Scrooge, having no better answer ready on the spur of the moment, said, 'Bah!' again; and followed it up with 'Humbug!'

'Don't be cross, uncle!' said the nephew.

'What else can I be,' returned the uncle, 'when I live in such a world of fools as this? Merry Christmas! Out upon merry Christmas! What's Christmas-time to you but a time for paying bills without money; a time for finding yourself a year older, and not an hour richer; a time for balancing your books, and having every item in 'em through a round dozen of months presented dead against you? If I could work my will,' said Scrooge indignantly, 'every idiot who goes about with "Merry Christmas" on his lips should be boiled with his own pudding, and buried with a stake of holly through his heart. He should!'

'Uncle!' pleaded the nephew.

'Nephew!' returned the uncle sternly, 'keep Christmas in your own way, and let me keep it in mine.'

'Keep it!' repeated Scrooge's nephew. 'But you don't keep it.'

'Let me leave it alone, then,' said Scrooge. 'Much good may it do you! Much good it has ever done you!'

'There are many things from which I might have derived good, by which I have not profited, I dare say,' returned the nephew; 'Christmas among the rest. But I am sure I have always thought of Christmas-time, when it has come round—apart from the veneration due to its sacred name and origin, if anything belonging to it can be apart from that—as a good time; a kind, forgiving, charitable, pleasant time; the only time I know of, in the long calendar of the year, when men and women seem by one consent to open their shut-up hearts freely, and to think of people below them as if they really were fellow-passengers to the grave, and not another race of creatures bound on other journeys. And therefore, uncle, though it has never put a scrap of gold or silver in my pocket, I believe that it has done me good and will do me good; and I say, God bless it!'

The clerk in the tank involuntarily applauded. Becoming immediately sensible of the impropriety, he poked the fire, and extinguished the last frail spark for ever.

Passage Only

Reading Comprehension Questions

1. The text says “the master predicted that it would be necessary for them to part." What does this mean Scrooge would do to the clerk if the clerk got any coal?

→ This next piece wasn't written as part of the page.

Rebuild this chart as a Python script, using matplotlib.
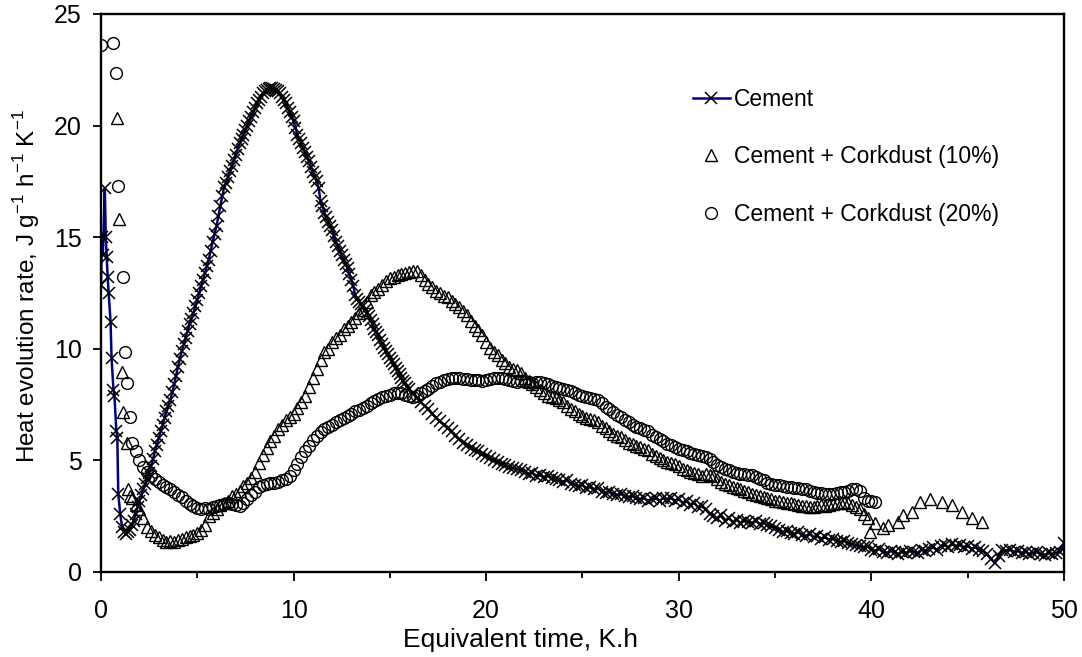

2. Bah! Humbug! has become an English idiom because of Dickens’ story. What do you think Bah! Humbug! means?



3. Explain what Scrooge’s nephew means when he says, “the only time I know of, in the long calendar of the year, when men and women seem by one consent to open their shut-up hearts freely, and to think of people below them as if they really were fellow-passengers to the grave, and not another race of creatures bound on other journeys.”



4. Give three adjectives to describe Scrooge’s character.